=== Given entries ===
◇ ◇ ◇ ◇ ◇

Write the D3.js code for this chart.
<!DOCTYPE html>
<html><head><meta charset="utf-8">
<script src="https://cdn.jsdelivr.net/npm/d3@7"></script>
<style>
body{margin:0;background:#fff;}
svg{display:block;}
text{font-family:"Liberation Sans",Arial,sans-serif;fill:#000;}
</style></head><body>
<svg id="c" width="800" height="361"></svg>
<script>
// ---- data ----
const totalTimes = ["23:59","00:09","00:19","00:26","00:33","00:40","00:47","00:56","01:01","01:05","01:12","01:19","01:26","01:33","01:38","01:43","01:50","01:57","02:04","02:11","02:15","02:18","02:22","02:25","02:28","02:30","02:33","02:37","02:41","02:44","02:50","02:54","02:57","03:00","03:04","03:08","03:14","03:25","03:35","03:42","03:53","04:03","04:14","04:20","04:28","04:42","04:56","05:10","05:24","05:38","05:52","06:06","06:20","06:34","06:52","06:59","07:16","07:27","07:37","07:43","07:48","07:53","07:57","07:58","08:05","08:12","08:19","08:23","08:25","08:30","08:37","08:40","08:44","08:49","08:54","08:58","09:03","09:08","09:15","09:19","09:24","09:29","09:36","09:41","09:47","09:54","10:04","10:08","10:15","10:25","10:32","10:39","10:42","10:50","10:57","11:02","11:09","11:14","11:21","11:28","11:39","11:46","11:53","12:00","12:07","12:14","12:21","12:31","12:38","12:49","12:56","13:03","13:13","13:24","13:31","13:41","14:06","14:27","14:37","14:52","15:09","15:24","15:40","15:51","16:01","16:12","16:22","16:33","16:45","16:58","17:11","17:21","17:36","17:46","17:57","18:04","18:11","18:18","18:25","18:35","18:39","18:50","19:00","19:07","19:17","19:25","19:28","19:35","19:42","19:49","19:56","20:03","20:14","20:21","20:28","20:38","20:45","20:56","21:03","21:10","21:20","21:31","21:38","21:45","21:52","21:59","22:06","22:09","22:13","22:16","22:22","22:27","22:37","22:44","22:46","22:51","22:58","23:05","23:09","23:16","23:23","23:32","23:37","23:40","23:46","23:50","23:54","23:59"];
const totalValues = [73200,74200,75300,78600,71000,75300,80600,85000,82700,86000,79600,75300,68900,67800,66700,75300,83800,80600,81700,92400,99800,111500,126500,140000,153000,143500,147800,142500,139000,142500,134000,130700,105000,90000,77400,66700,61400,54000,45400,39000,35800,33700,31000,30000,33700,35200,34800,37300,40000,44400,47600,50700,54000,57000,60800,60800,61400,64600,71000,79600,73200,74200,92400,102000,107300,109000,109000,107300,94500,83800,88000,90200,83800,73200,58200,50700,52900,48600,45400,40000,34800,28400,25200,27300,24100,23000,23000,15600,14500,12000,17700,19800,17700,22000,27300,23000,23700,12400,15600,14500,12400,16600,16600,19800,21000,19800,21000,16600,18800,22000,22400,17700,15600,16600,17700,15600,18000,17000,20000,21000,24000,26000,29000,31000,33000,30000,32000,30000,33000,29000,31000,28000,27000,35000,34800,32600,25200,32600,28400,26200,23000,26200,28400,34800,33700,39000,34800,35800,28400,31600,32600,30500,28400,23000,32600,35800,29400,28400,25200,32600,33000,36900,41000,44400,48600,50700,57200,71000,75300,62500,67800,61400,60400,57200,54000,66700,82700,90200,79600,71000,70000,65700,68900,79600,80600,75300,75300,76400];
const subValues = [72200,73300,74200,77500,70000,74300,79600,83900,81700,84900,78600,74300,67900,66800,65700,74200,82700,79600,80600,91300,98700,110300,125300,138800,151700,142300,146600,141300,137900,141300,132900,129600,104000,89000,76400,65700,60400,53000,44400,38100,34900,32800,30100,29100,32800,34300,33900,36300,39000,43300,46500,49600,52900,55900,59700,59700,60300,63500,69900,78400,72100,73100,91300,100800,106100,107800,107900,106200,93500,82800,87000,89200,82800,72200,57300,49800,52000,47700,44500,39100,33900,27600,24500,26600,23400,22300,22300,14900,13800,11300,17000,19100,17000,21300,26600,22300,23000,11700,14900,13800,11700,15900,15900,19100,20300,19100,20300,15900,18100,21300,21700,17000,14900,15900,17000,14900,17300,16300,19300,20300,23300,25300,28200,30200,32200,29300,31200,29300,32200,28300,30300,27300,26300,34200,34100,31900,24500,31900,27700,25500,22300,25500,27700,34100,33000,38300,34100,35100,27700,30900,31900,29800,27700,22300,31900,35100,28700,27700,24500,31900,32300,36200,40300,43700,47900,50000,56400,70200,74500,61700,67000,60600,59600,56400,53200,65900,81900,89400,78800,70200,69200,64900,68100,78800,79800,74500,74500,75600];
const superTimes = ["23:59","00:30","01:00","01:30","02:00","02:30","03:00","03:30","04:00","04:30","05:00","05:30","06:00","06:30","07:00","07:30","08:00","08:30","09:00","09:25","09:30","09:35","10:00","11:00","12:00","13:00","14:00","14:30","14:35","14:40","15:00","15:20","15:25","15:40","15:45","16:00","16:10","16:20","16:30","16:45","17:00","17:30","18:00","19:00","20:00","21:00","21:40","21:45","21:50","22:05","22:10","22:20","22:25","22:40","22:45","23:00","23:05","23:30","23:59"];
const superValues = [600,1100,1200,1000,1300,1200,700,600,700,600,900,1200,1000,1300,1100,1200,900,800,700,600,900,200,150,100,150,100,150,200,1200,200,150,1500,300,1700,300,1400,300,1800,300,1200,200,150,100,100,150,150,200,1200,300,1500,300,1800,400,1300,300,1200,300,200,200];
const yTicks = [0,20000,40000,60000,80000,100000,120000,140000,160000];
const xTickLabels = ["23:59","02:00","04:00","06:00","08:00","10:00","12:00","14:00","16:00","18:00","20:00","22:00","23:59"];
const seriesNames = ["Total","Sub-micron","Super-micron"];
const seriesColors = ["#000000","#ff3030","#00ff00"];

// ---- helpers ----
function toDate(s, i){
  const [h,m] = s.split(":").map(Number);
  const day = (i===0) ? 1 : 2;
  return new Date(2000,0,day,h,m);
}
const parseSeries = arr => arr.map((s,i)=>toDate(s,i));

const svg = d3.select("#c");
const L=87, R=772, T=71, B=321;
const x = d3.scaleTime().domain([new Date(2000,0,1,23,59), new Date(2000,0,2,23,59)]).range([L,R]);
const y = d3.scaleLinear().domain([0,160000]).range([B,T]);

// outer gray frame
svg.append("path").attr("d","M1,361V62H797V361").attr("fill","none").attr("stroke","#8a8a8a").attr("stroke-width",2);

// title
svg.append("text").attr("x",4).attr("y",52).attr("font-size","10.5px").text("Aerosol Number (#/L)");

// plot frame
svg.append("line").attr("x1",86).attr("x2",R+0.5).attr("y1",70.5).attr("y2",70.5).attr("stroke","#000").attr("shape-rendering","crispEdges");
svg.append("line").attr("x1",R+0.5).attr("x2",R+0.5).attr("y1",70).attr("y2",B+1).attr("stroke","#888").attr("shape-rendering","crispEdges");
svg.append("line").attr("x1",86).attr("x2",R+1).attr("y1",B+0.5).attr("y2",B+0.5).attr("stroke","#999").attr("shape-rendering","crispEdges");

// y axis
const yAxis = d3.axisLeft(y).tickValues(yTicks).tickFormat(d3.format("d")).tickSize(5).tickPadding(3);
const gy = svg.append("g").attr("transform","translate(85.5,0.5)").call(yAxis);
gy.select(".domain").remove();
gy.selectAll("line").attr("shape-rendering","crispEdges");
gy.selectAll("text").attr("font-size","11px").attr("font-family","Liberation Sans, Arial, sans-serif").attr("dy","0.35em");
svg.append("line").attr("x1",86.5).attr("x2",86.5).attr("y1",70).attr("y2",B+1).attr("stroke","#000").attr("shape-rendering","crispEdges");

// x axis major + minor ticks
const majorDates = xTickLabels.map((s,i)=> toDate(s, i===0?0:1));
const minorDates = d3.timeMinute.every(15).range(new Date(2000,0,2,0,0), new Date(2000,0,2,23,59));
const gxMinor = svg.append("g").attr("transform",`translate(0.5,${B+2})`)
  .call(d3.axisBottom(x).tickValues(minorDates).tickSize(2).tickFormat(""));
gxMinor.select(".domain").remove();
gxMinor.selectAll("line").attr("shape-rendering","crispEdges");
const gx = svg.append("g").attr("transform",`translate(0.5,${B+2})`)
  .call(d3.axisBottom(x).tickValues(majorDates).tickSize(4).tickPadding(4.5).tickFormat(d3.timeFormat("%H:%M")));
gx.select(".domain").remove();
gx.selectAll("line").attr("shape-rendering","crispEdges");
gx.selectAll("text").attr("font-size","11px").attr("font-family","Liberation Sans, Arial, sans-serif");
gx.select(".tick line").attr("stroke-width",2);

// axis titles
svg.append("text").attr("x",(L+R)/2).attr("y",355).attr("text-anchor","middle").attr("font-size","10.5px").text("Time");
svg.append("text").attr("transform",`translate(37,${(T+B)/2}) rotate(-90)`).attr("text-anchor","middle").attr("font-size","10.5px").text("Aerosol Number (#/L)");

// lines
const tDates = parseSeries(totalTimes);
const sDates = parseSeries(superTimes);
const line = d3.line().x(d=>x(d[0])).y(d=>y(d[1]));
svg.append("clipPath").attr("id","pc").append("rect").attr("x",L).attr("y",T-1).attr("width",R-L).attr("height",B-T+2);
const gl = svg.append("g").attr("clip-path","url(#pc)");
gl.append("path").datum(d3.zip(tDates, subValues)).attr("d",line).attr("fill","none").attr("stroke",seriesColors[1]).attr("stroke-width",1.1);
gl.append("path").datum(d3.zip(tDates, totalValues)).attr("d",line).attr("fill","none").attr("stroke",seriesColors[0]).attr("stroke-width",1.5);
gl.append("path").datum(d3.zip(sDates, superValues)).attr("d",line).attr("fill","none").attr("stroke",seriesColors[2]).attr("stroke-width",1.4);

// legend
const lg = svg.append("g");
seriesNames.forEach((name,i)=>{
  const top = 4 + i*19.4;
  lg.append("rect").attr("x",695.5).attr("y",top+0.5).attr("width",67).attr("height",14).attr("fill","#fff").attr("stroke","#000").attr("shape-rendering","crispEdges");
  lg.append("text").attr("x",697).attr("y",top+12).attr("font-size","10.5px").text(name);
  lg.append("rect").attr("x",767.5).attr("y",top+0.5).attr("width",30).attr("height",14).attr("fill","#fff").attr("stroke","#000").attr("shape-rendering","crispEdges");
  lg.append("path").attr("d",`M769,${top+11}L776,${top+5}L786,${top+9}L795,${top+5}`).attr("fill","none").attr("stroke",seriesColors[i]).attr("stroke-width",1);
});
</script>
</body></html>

◇ ◇ ◇ ◇ ◇

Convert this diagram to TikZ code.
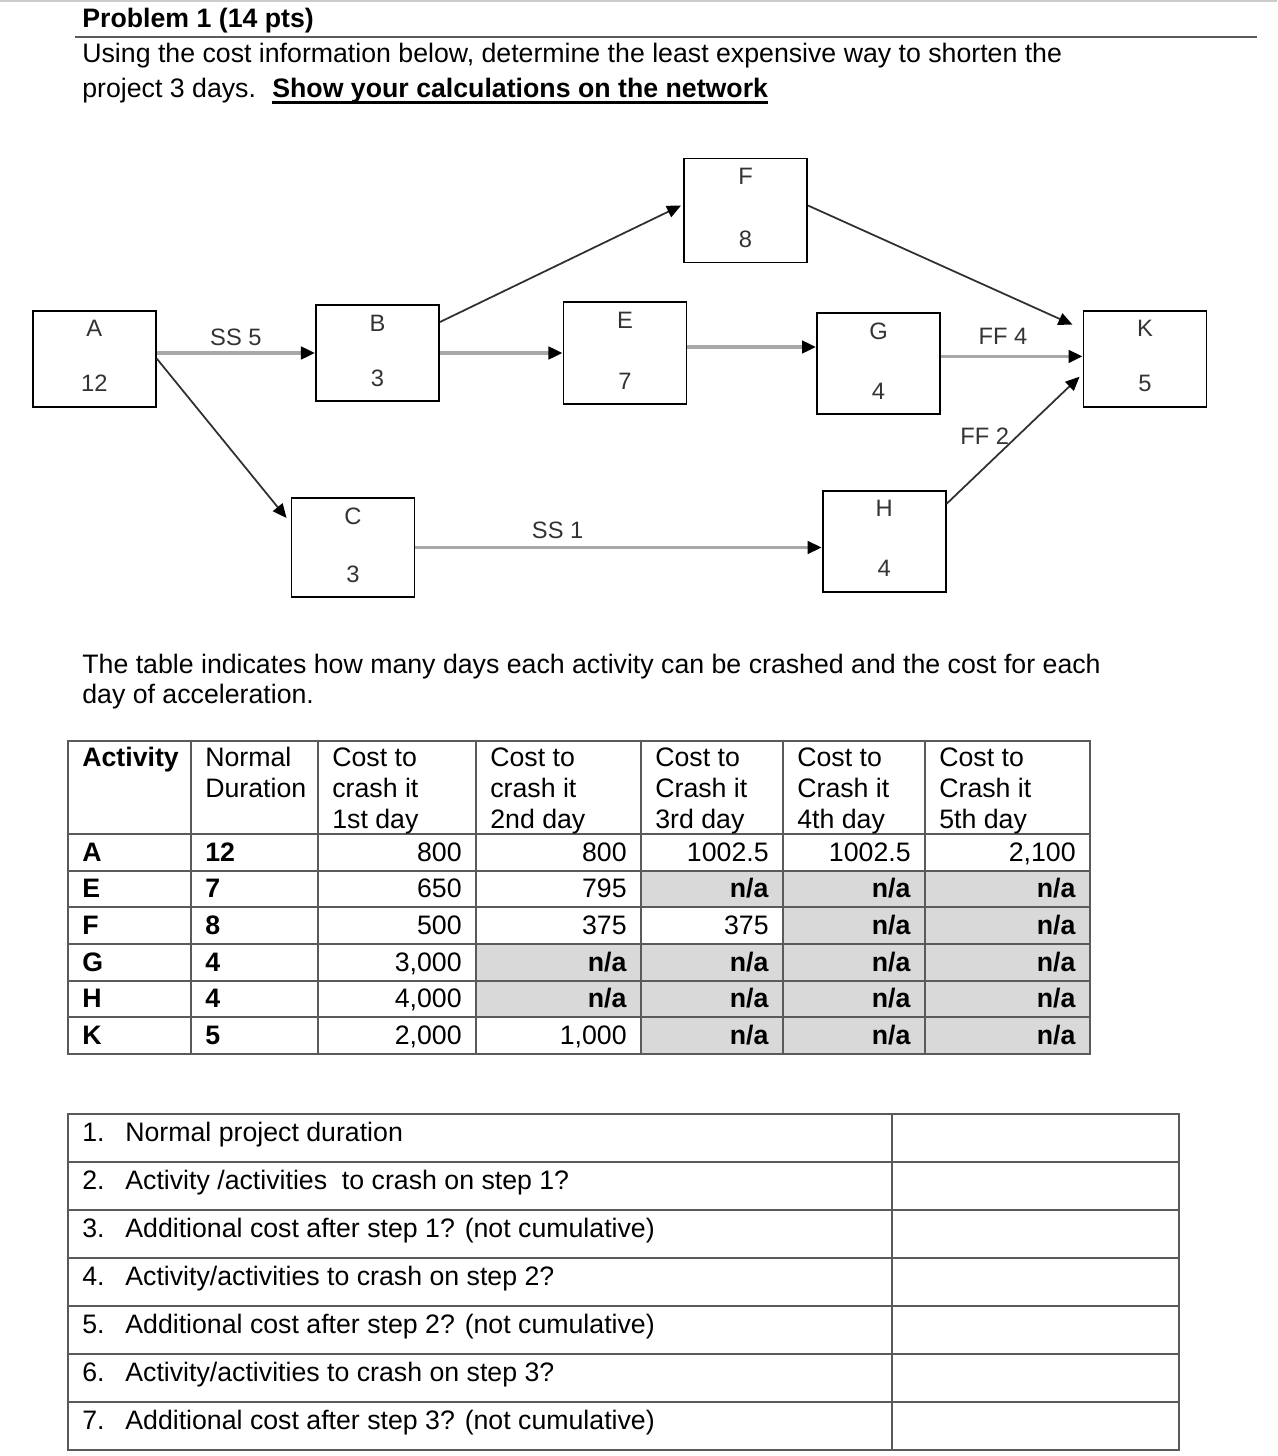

◇ ◇ ◇ ◇ ◇

=== What is expected ===
Search the lines above for the string "this", then show every one that has it.

=== Written solution ===
Write the D3.js code for this chart.
Convert this diagram to TikZ code.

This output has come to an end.